The increase was largely driven by:
- $6.4 million in acquisition and divestiture-related expenses
- Increased property and equipment disposal costs
Those costs were partially offset by:
- Lower general and administrative expenses
- Reduced warehousing costs
As a percentage of net sales, SG&A increased to 12.3%, up from 11.6% in first-quarter 2025.
Green Giant Sale Leads to Large One-Time Loss
B&G Foods recorded a $36.3 million loss on sale of assets, primarily tied to the divestiture of the Green Giant U.S. frozen business.
This one-time charge significantly affected reported earnings during the quarter.
Net Loss Widens, But Adjusted Profit Improves
The company posted a net loss of $32.5 million, or $0.41 per diluted share, compared with net income of $0.8 million, or $0.01 per diluted share, in the prior-year quarter.
Despite the GAAP loss, adjusted results improved.
Adjusted net income increased to $6.8 million, or $0.08 per adjusted diluted share, versus $3.4 million, or $0.04 per adjusted diluted share, a year ago.
The improvement was supported by:
- Lower net interest expense
- Reduced depreciation and amortization
- Better underlying operational performance
Adjusted EBITDA Remains Stable
Adjusted EBITDA totaled $57.6 million, a modest 2.5% decline from $59.1 million in first-quarter 2025.
However, adjusted EBITDA margin improved slightly to 14.1%, compared with 13.9% last year, signaling improving operational efficiency despite revenue pressures.
Segment Performance
Specialty
The Specialty segment includes brands such as Crisco, Clabber Girl, Polaner, and New York Style.
Sales declined primarily because of the Don Pepino divestiture, which contributed $3.5 million in first-quarter 2025 sales.

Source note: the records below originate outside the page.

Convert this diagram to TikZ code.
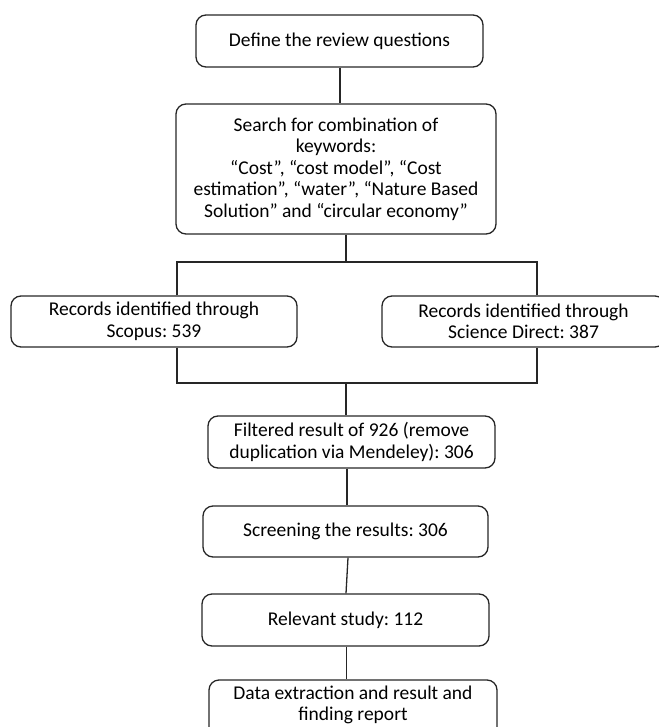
\documentclass[tikz,border=0pt]{standalone}
\usepackage{fontspec}
\setmainfont{Carlito}
\frenchspacing
\begin{document}
\begin{tikzpicture}[x=1pt,y=-1pt,
  box/.style={draw=black!85, line width=1.3pt, rounded corners=10pt, inner sep=0pt, align=center, font=\fontsize{19.5}{21.5}\selectfont},
  boxtext/.style={inner sep=0pt, align=center, font=\fontsize{19.5}{21.5}\selectfont},
  conn/.style={draw=black!85, line width=1.3pt}]
\useasboundingbox (0,0) rectangle (658,727);
\node[box, minimum width=287pt, minimum height=52pt] (b1) at (339.5,41) {Define the review questions};
\node[box, minimum width=320pt, minimum height=130pt] (b2) at (336,169) {Search for combination of\\keywords:\\“Cost”, “cost model”, “Cost\\estimation”, “water”, “Nature Based\\Solution” and “circular economy”};
\node[box, minimum width=286pt, minimum height=51pt] (l) at (154,321.5) {Records identified through\\Scopus: 539};
\node[box, minimum width=283pt, minimum height=51pt] (r) at (523.5,321.5) {Records identified through\\Science Direct: 387};
\node[box, minimum width=287pt, minimum height=52pt] (f) at (351.5,442) {Filtered result of 926 (remove\\duplication via Mendeley): 306};
\node[box, minimum width=285pt, minimum height=51pt] (s) at (345.5,531.5) {Screening the results: 306};
\node[box, minimum width=287pt, minimum height=52pt] (rel) at (345.5,620) {Relevant study: 112};
\node[box, minimum width=288pt, minimum height=64pt] (d) at (353,712) {};
\node[boxtext] (dt) at (353,705) {Data extraction and result and\\finding report};
\coordinate (j1) at (346,262);
\coordinate (j1l) at (177,262);
\coordinate (j1r) at (537,262);
\coordinate (j2) at (346,383);
\coordinate (j2l) at (177,383);
\coordinate (j2r) at (537,383);
\draw[conn] (b1.south -| 340,0) -- (b2.north -| 340,0);
\draw[conn] (b2.south -| j1) -- (j1);
\draw[conn] (l.north -| j1l) -- (j1l) -- (j1r) -- (r.north -| j1r);
\draw[conn] (l.south -| j2l) -- (j2l) -- (j2r) -- (r.south -| j2r);
\draw[conn] (j2) -- (f.north -| j2);
\draw[conn] (f.south -| 347,0) -- (s.north -| 347,0);
\draw[conn] (s.south -| 348,0) -- (rel.north -| 346,0);
\draw[conn] (rel.south -| 346.5,0) -- (d.north -| 346.5,0);
\end{tikzpicture}
\end{document}
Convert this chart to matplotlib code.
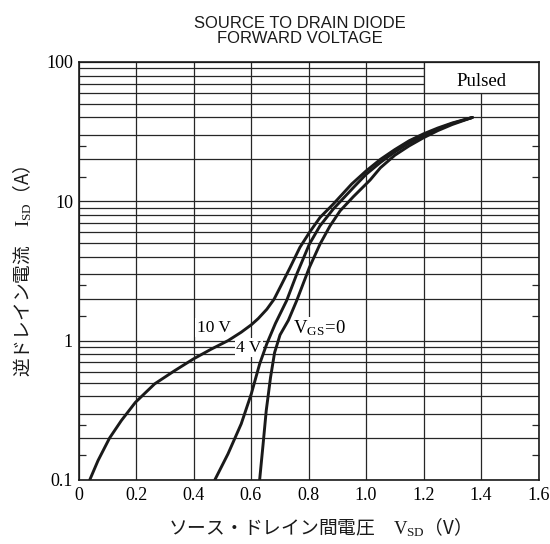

Adjusted EBITDA also declined due to:
- Higher raw material costs
- Manufacturing cost inflation
- Tariff-related pressures
Meals
This segment includes Ortega, Cream of Wheat, College Inn, and Kitchen Basics.
Sales increased due to the College Inn and Kitchen Basics acquisition and improved pricing.
However, adjusted EBITDA declined because of:
- Rising ingredient costs
- Increased trade spending
- Higher direct marketing expenses
Frozen & Vegetables
This segment experienced the largest revenue decline due to the Green Giant U.S. frozen sale and the earlier Le Sueur divestiture.
Still, adjusted EBITDA improved because of:
- Lower production costs
- Favorable foreign exchange
- Revenue from the new co-manufacturing agreement
Sales in Green Giant Canada increased 16.4%, a notable bright spot.
Spices & Flavor Solutions
Brands in this segment include Dash, Spice Islands, and Weber.
The division posted strong gains driven by:
- Higher volumes
- Improved pricing
- Favorable product mix
Profitability also improved despite elevated garlic and black pepper costs and tariff headwinds.
Dividend Reduced to Preserve Financial Flexibility
B&G Foods announced a significant dividend reduction.
Beginning with the dividend declared May 11, 2026, payable July 30, 2026, the annual dividend rate will be reduced from $0.76 per share to $0.38 per share.
The company expects this move will reduce total dividend payments to:
- Approximately $46 million in fiscal 2026
- Approximately $30.8 million in fiscal 2027
Management said the lower payout will improve balance sheet flexibility and support long-term strategic investments.
Updated Full-Year 2026 Guidance
B&G Foods revised its full-year fiscal 2026 outlook:
- Net sales: $1.735 billion to $1.775 billion
- Adjusted EBITDA: $275 million to $290 million
- Adjusted diluted EPS: $0.575 to $0.675
The guidance includes:
- One fewer reporting week in fiscal 2026
- Effects of the Green Giant U.S. frozen divestiture
- Benefits from the new Green Giant co-manufacturing agreement
- Impact of Don Pepino and Le Sueur divestitures
- Contributions from the College Inn and Kitchen Basics acquisition
Importantly, the forecast does not include the pending divestiture of Green Giant Canada, which is expected to close during the second quarter of 2026, subject to regulatory approval.